Documentation Skills for Product Manager – Document Like a Pro

It didn’t take too long until I realised that most of my time was consumed by meetings, emails, internal discussion and communicating with key stakeholders. Having tried some tactics to boost my productivity, namely time-boxing and standard operation process, I still end up spending too much time and efforts finishing documentation at the end of the day. In my previous post, I used to mention the importance of documentation and there is no doubt that it’s one of the core and most fundamental skillsets a professional product manager must have. As for most-used document types, product requirements documents (PRD), product roadmaps, user flow diagram, product wireframe, product strategy and competitive analysis, OKRs and release notes. Surely, documentation is part of our daily job, we wouldn’t want to spend too much time on maintaining it or let it cannibalise our attention to job responsibilities.

Luckily, for each type of document, there are a bunch of tools out there automating the process and making our life easier by avoiding dull, repetitive and less creative work. These tools, targeting the stage of operation procedures, provide a wealth of templates, pre-defined tasks as well activities, and other customisable elements for product managers to create, maintain, and manage documentation process. While taking advantage of automated process thanks to these creative tools, we also need to bear in mind that these tools are designed to help streamline our daily tasks, make it easier for cross-functional communication and support timely execution. We shouldn’t fall into a trap of over-reliance on these tools. Upon the adoption of documentation tools, below are a few tips you should consider in order to work on your documentation more efficiently.

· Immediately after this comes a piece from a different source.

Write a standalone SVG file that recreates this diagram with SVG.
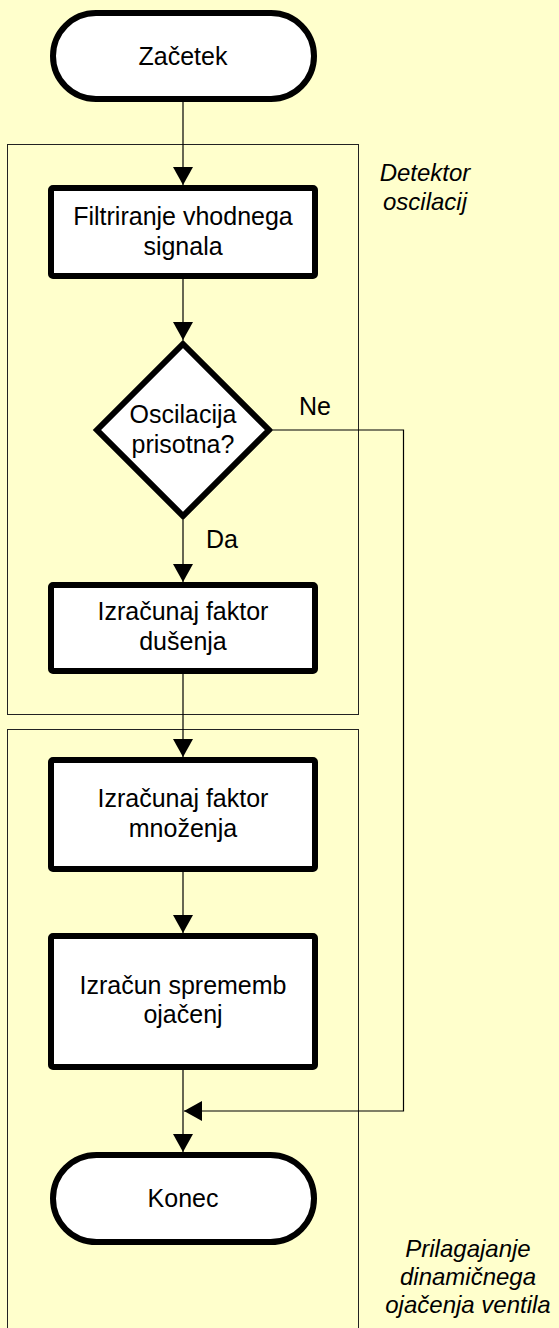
<svg xmlns="http://www.w3.org/2000/svg" width="559" height="1328" viewBox="0 0 559 1328">
<style>
.node{fill:#ffffff;stroke:#000000;stroke-width:6;stroke-linejoin:miter}
.grp{fill:none;stroke:#222222;stroke-width:1}
.t{font-family:"Liberation Sans",Arial,sans-serif;font-size:25px;fill:#000000;text-anchor:middle}
.lbl{font-family:"Liberation Sans",Arial,sans-serif;font-size:24px;font-style:italic;fill:#000000;text-anchor:middle}
.c{fill:none;stroke:#000000;stroke-width:1.2}
</style>
<defs>
<marker id="arr" markerUnits="userSpaceOnUse" markerWidth="20" markerHeight="20" viewBox="0 0 18 20" refX="18" refY="10" orient="auto">
<path d="M0,0 L18,10 L0,20 z" fill="#000000"/>
</marker>
</defs>
<rect x="0" y="0" width="559" height="1328" fill="#ffffcc"/>
<g id="group-detektor">
<rect class="grp" x="7.5" y="144.5" width="351" height="570"/>
<text class="lbl" x="425" y="181">Detektor</text>
<text class="lbl" x="425" y="210">oscilacij</text>
</g>
<g id="group-prilagajanje">
<rect class="grp" x="7.5" y="729.5" width="351" height="620"/>
<text class="lbl" x="468" y="1257">Prilagajanje</text>
<text class="lbl" x="468" y="1285">dinamičnega</text>
<text class="lbl" x="468" y="1313">ojačenja ventila</text>
</g>
<g id="connectors">
<line class="c" x1="183" y1="102" x2="183" y2="185" marker-end="url(#arr)"/>
<line class="c" x1="183" y1="279" x2="183" y2="340" marker-end="url(#arr)"/>
<line class="c" x1="183" y1="520" x2="183" y2="582" marker-end="url(#arr)"/>
<line class="c" x1="183" y1="674" x2="183" y2="757" marker-end="url(#arr)"/>
<line class="c" x1="183" y1="872" x2="183" y2="933" marker-end="url(#arr)"/>
<line class="c" x1="183" y1="1070" x2="183" y2="1152" marker-end="url(#arr)"/>
<polyline class="c" points="273,430 403.5,430 403.5,1111 184,1111" marker-end="url(#arr)"/>
<text class="t" x="315" y="415">Ne</text>
<text class="t" x="222" y="548">Da</text>
</g>
<g id="start">
<rect class="node" x="53" y="13" width="261" height="86" rx="43" ry="43"/>
<text class="t" x="183" y="65">Začetek</text>
</g>
<g id="filter">
<rect class="node" x="51" y="188" width="264" height="88" rx="2"/>
<text class="t" x="183" y="225">Filtriranje vhodnega</text>
<text class="t" x="183" y="255">signala</text>
</g>
<g id="decision">
<polygon class="node" points="183,344 269,430 183,516 97,430"/>
<text class="t" x="183" y="423">Oscilacija</text>
<text class="t" x="183" y="453">prisotna?</text>
</g>
<g id="dusenje">
<rect class="node" x="51" y="585" width="264" height="86" rx="2"/>
<text class="t" x="183" y="620">Izračunaj faktor</text>
<text class="t" x="183" y="650">dušenja</text>
</g>
<g id="mnozenje">
<rect class="node" x="51" y="760" width="264" height="109" rx="2"/>
<text class="t" x="183" y="807">Izračunaj faktor</text>
<text class="t" x="183" y="837">množenja</text>
</g>
<g id="spremembe">
<rect class="node" x="51" y="936" width="264" height="131" rx="2"/>
<text class="t" x="183" y="994">Izračun sprememb</text>
<text class="t" x="183" y="1023">ojačenj</text>
</g>
<g id="end">
<rect class="node" x="53" y="1155" width="261" height="87" rx="43.5" ry="43.5"/>
<text class="t" x="183" y="1207">Konec</text>
</g>
</svg>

How to document like a pro as a product manager

As a product manager, how to document like a pro, with the assistance of documentation tools

1. Keep diversified document types and choose the one that fits communication needs

Document types vary from a word file of requirements specification to a screenshot of a whiteboard containing agreements reached in a key stakeholder meeting. That’s why a growing number of documenting tools have supported uploading various types of documents and even offer the function to scan and recognise the content in the uploaded file then covert the file into a different format or extract the content from the file and put them into a pre-defined template. In this way, product managers don’t have to worry about “translating” the notes into a “common language” that developers and designers should understand when communicating requirements with the development team. Instead, we only need to choose the most appropriate documenting format that is easy to share, understand, communicate and retrieve. Let the tools do the hard work and make it fit into the templates created within the tools.

On the other hand, depending on the purpose of documentation, the document types also vary. For instance, product requirements specification would be a word file or a presentation containing text and charts about the description of the objectives, product features, user flow and release notes. whereas product wireframe and design prototype are high fidelity images. If it’s a demo session or a release meeting, it’s better to use video recording. No matter which format you choose, the key is to help you build a shared understanding of the outcome among your team and make it easy for you to store, change and retrieve the information.

2. Maintain a strict change control process in the documentation and stick with it

Compared with the Predictive development approach and the Waterfall development method, in Agile delivery process, activities are divided into iterations with deliverables so the tasks are performed iteratively. As the requirements are not fully clearly defined, the feedback, reviews and changes to the requirements are fairly ad hoc and informal. With the change requests mounted, so the documentation. Product managers should build up a standard change control process to ensure the requests are reflected in documentation and shared with the team immediately. If the changelogs are not documented and shared in time, the version control problem could be triggered and it’s quite hard to trace the changes, which will hurt the quality of deliverables and delay the delivery process. As a result of this, the documentation no longer serves its’ own purpose of recording information, informing and communicating messages or making team accountable for their tasks.

3. Do minimum, focus on essentials 

Some product managers may spend quite a while managing and maintaining documents in good “condition” as much as they can. If you are a junior product manager only working in the industry for one or two years, I would agree that taking time to polish your documentation skill in terms of formatting document and way of presenting necessitates your professionalism. However, we should always bear in mind that to get documentation right, the purpose of documentation, the users of documents, right amount of process, changes to the requirements and liabilities (e.g. legal dictates) should be considered first. Additionally, using the framework (e.g. PRD framework) and principles (e.g. SMART principles) would make the documentation more effective and precise. Don’t be obsessed with document format or overuse of documentation.